• **What the exercise asks**: Below is a listing to transcribe in full and exactly; keep the pictures out.

• **Dataset content**:
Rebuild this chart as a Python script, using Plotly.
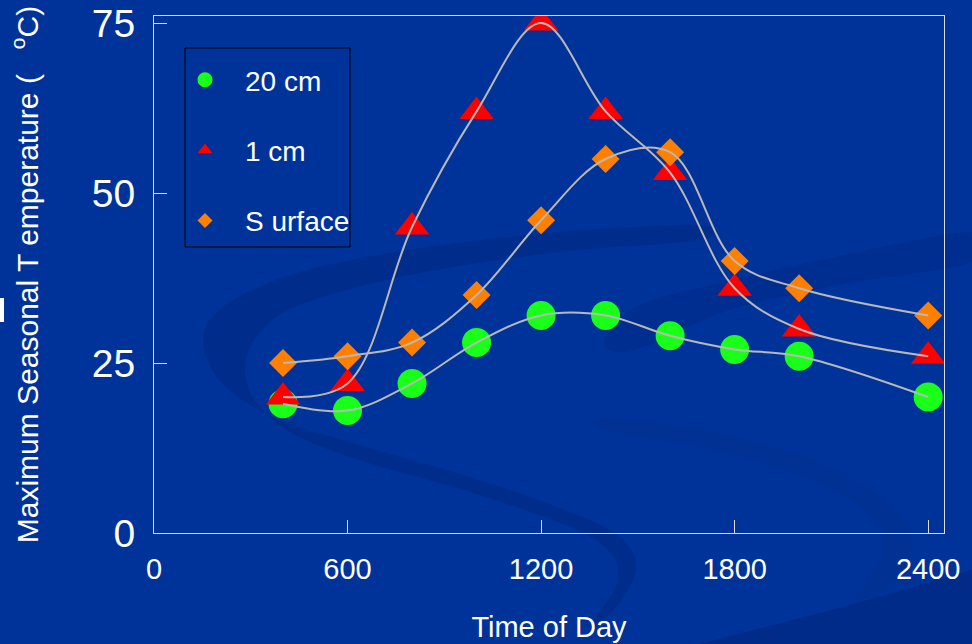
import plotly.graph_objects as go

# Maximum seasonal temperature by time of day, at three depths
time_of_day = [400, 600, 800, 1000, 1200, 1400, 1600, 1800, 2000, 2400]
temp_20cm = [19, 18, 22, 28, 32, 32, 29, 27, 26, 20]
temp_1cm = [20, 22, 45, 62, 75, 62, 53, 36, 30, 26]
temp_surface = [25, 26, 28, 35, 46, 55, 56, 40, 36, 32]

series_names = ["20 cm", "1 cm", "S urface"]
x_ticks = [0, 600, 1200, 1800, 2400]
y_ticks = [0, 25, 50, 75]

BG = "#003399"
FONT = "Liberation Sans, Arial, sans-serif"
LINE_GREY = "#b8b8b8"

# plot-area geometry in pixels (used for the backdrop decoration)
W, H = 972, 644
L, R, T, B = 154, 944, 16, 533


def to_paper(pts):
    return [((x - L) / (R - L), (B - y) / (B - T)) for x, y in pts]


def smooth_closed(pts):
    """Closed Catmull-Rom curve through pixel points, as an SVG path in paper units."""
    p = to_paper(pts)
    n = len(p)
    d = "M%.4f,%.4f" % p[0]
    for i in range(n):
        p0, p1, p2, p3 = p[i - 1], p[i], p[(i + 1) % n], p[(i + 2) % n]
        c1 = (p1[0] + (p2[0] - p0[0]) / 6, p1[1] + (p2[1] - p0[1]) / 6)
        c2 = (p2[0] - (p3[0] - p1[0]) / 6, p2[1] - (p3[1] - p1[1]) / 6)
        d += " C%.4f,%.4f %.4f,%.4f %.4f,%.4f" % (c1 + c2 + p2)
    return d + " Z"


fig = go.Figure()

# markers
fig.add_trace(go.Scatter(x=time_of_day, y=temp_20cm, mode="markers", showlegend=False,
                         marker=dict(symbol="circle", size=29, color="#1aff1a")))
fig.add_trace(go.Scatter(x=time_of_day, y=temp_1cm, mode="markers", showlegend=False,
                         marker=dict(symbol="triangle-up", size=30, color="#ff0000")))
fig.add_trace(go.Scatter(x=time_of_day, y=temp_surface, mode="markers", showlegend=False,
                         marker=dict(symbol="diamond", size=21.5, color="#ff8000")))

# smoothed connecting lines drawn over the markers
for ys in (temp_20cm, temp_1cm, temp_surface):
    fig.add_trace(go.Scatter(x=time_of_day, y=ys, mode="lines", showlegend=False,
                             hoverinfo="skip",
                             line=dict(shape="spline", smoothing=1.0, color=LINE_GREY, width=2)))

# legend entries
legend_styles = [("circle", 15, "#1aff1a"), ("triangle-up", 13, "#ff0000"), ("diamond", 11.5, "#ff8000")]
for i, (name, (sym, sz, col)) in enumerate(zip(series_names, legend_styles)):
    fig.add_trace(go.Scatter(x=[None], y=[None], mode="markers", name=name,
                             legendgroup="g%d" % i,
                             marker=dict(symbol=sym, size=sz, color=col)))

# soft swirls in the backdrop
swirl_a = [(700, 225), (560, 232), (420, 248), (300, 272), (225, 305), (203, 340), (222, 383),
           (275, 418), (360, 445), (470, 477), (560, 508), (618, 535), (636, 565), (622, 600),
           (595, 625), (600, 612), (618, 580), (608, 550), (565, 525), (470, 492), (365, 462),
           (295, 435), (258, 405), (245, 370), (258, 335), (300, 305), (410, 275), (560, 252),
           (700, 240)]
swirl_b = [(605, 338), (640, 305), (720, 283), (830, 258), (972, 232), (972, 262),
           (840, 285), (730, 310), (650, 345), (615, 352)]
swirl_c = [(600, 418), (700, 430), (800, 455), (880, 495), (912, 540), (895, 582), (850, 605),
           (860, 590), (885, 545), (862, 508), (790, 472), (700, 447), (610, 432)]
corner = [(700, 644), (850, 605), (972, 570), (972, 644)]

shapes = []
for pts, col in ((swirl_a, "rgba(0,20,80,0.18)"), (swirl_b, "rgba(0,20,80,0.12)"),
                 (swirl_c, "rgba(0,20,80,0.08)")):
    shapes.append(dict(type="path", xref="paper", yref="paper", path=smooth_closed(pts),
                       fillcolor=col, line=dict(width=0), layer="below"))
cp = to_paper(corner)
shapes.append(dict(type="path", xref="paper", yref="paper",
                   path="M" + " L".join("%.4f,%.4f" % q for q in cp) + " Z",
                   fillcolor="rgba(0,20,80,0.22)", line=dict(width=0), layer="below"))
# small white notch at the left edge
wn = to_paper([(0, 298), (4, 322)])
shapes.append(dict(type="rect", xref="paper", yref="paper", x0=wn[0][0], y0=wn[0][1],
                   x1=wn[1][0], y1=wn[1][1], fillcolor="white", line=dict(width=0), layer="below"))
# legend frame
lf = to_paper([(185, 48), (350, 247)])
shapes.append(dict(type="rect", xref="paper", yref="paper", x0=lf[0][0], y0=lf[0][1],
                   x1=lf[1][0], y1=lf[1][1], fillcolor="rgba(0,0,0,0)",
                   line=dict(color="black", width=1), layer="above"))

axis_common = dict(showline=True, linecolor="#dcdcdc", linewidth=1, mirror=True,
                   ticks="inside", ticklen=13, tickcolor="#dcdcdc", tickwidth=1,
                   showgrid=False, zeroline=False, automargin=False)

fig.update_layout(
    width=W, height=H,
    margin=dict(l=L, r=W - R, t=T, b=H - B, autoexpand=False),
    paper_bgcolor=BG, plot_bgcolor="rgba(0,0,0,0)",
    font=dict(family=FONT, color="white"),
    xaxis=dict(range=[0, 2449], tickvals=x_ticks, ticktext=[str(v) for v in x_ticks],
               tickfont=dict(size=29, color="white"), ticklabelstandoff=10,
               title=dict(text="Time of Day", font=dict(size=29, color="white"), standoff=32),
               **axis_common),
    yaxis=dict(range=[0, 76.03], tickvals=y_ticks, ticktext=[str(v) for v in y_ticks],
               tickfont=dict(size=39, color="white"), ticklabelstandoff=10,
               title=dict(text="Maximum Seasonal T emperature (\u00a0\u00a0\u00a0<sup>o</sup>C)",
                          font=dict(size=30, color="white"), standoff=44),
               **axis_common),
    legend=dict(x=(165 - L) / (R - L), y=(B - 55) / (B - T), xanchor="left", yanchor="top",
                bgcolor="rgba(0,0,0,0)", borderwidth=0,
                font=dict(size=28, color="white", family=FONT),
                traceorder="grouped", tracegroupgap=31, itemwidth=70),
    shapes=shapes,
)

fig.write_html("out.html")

• **Written response**:
Rebuild this chart as a Python script, using Plotly.
import plotly.graph_objects as go

# Maximum seasonal temperature by time of day, at three depths
time_of_day = [400, 600, 800, 1000, 1200, 1400, 1600, 1800, 2000, 2400]
temp_20cm = [19, 18, 22, 28, 32, 32, 29, 27, 26, 20]
temp_1cm = [20, 22, 45, 62, 75, 62, 53, 36, 30, 26]
temp_surface = [25, 26, 28, 35, 46, 55, 56, 40, 36, 32]

series_names = ["20 cm", "1 cm", "S urface"]
x_ticks = [0, 600, 1200, 1800, 2400]
y_ticks = [0, 25, 50, 75]

BG = "#003399"
FONT = "Liberation Sans, Arial, sans-serif"
LINE_GREY = "#b8b8b8"

# plot-area geometry in pixels (used for the backdrop decoration)
W, H = 972, 644
L, R, T, B = 154, 944, 16, 533


def to_paper(pts):
    return [((x - L) / (R - L), (B - y) / (B - T)) for x, y in pts]


def smooth_closed(pts):
    """Closed Catmull-Rom curve through pixel points, as an SVG path in paper units."""
    p = to_paper(pts)
    n = len(p)
    d = "M%.4f,%.4f" % p[0]
    for i in range(n):
        p0, p1, p2, p3 = p[i - 1], p[i], p[(i + 1) % n], p[(i + 2) % n]
        c1 = (p1[0] + (p2[0] - p0[0]) / 6, p1[1] + (p2[1] - p0[1]) / 6)
        c2 = (p2[0] - (p3[0] - p1[0]) / 6, p2[1] - (p3[1] - p1[1]) / 6)
        d += " C%.4f,%.4f %.4f,%.4f %.4f,%.4f" % (c1 + c2 + p2)
    return d + " Z"


fig = go.Figure()

# markers
fig.add_trace(go.Scatter(x=time_of_day, y=temp_20cm, mode="markers", showlegend=False,
                         marker=dict(symbol="circle", size=29, color="#1aff1a")))
fig.add_trace(go.Scatter(x=time_of_day, y=temp_1cm, mode="markers", showlegend=False,
                         marker=dict(symbol="triangle-up", size=30, color="#ff0000")))
fig.add_trace(go.Scatter(x=time_of_day, y=temp_surface, mode="markers", showlegend=False,
                         marker=dict(symbol="diamond", size=21.5, color="#ff8000")))

# smoothed connecting lines drawn over the markers
for ys in (temp_20cm, temp_1cm, temp_surface):
    fig.add_trace(go.Scatter(x=time_of_day, y=ys, mode="lines", showlegend=False,
                             hoverinfo="skip",
                             line=dict(shape="spline", smoothing=1.0, color=LINE_GREY, width=2)))

# legend entries
legend_styles = [("circle", 15, "#1aff1a"), ("triangle-up", 13, "#ff0000"), ("diamond", 11.5, "#ff8000")]
for i, (name, (sym, sz, col)) in enumerate(zip(series_names, legend_styles)):
    fig.add_trace(go.Scatter(x=[None], y=[None], mode="markers", name=name,
                             legendgroup="g%d" % i,
                             marker=dict(symbol=sym, size=sz, color=col)))

# soft swirls in the backdrop
swirl_a = [(700, 225), (560, 232), (420, 248), (300, 272), (225, 305), (203, 340), (222, 383),
           (275, 418), (360, 445), (470, 477), (560, 508), (618, 535), (636, 565), (622, 600),
           (595, 625), (600, 612), (618, 580), (608, 550), (565, 525), (470, 492), (365, 462),
           (295, 435), (258, 405), (245, 370), (258, 335), (300, 305), (410, 275), (560, 252),
           (700, 240)]
swirl_b = [(605, 338), (640, 305), (720, 283), (830, 258), (972, 232), (972, 262),
           (840, 285), (730, 310), (650, 345), (615, 352)]
swirl_c = [(600, 418), (700, 430), (800, 455), (880, 495), (912, 540), (895, 582), (850, 605),
           (860, 590), (885, 545), (862, 508), (790, 472), (700, 447), (610, 432)]
corner = [(700, 644), (850, 605), (972, 570), (972, 644)]

shapes = []
for pts, col in ((swirl_a, "rgba(0,20,80,0.18)"), (swirl_b, "rgba(0,20,80,0.12)"),
                 (swirl_c, "rgba(0,20,80,0.08)")):
    shapes.append(dict(type="path", xref="paper", yref="paper", path=smooth_closed(pts),
                       fillcolor=col, line=dict(width=0), layer="below"))
cp = to_paper(corner)
shapes.append(dict(type="path", xref="paper", yref="paper",
                   path="M" + " L".join("%.4f,%.4f" % q for q in cp) + " Z",
                   fillcolor="rgba(0,20,80,0.22)", line=dict(width=0), layer="below"))
# small white notch at the left edge
wn = to_paper([(0, 298), (4, 322)])
shapes.append(dict(type="rect", xref="paper", yref="paper", x0=wn[0][0], y0=wn[0][1],
                   x1=wn[1][0], y1=wn[1][1], fillcolor="white", line=dict(width=0), layer="below"))
# legend frame
lf = to_paper([(185, 48), (350, 247)])
shapes.append(dict(type="rect", xref="paper", yref="paper", x0=lf[0][0], y0=lf[0][1],
                   x1=lf[1][0], y1=lf[1][1], fillcolor="rgba(0,0,0,0)",
                   line=dict(color="black", width=1), layer="above"))

axis_common = dict(showline=True, linecolor="#dcdcdc", linewidth=1, mirror=True,
                   ticks="inside", ticklen=13, tickcolor="#dcdcdc", tickwidth=1,
                   showgrid=False, zeroline=False, automargin=False)

fig.update_layout(
    width=W, height=H,
    margin=dict(l=L, r=W - R, t=T, b=H - B, autoexpand=False),
    paper_bgcolor=BG, plot_bgcolor="rgba(0,0,0,0)",
    font=dict(family=FONT, color="white"),
    xaxis=dict(range=[0, 2449], tickvals=x_ticks, ticktext=[str(v) for v in x_ticks],
               tickfont=dict(size=29, color="white"), ticklabelstandoff=10,
               title=dict(text="Time of Day", font=dict(size=29, color="white"), standoff=32),
               **axis_common),
    yaxis=dict(range=[0, 76.03], tickvals=y_ticks, ticktext=[str(v) for v in y_ticks],
               tickfont=dict(size=39, color="white"), ticklabelstandoff=10,
               title=dict(text="Maximum Seasonal T emperature (\u00a0\u00a0\u00a0<sup>o</sup>C)",
                          font=dict(size=30, color="white"), standoff=44),
               **axis_common),
    legend=dict(x=(165 - L) / (R - L), y=(B - 55) / (B - T), xanchor="left", yanchor="top",
                bgcolor="rgba(0,0,0,0)", borderwidth=0,
                font=dict(size=28, color="white", family=FONT),
                traceorder="grouped", tracegroupgap=31, itemwidth=70),
    shapes=shapes,
)

fig.write_html("out.html")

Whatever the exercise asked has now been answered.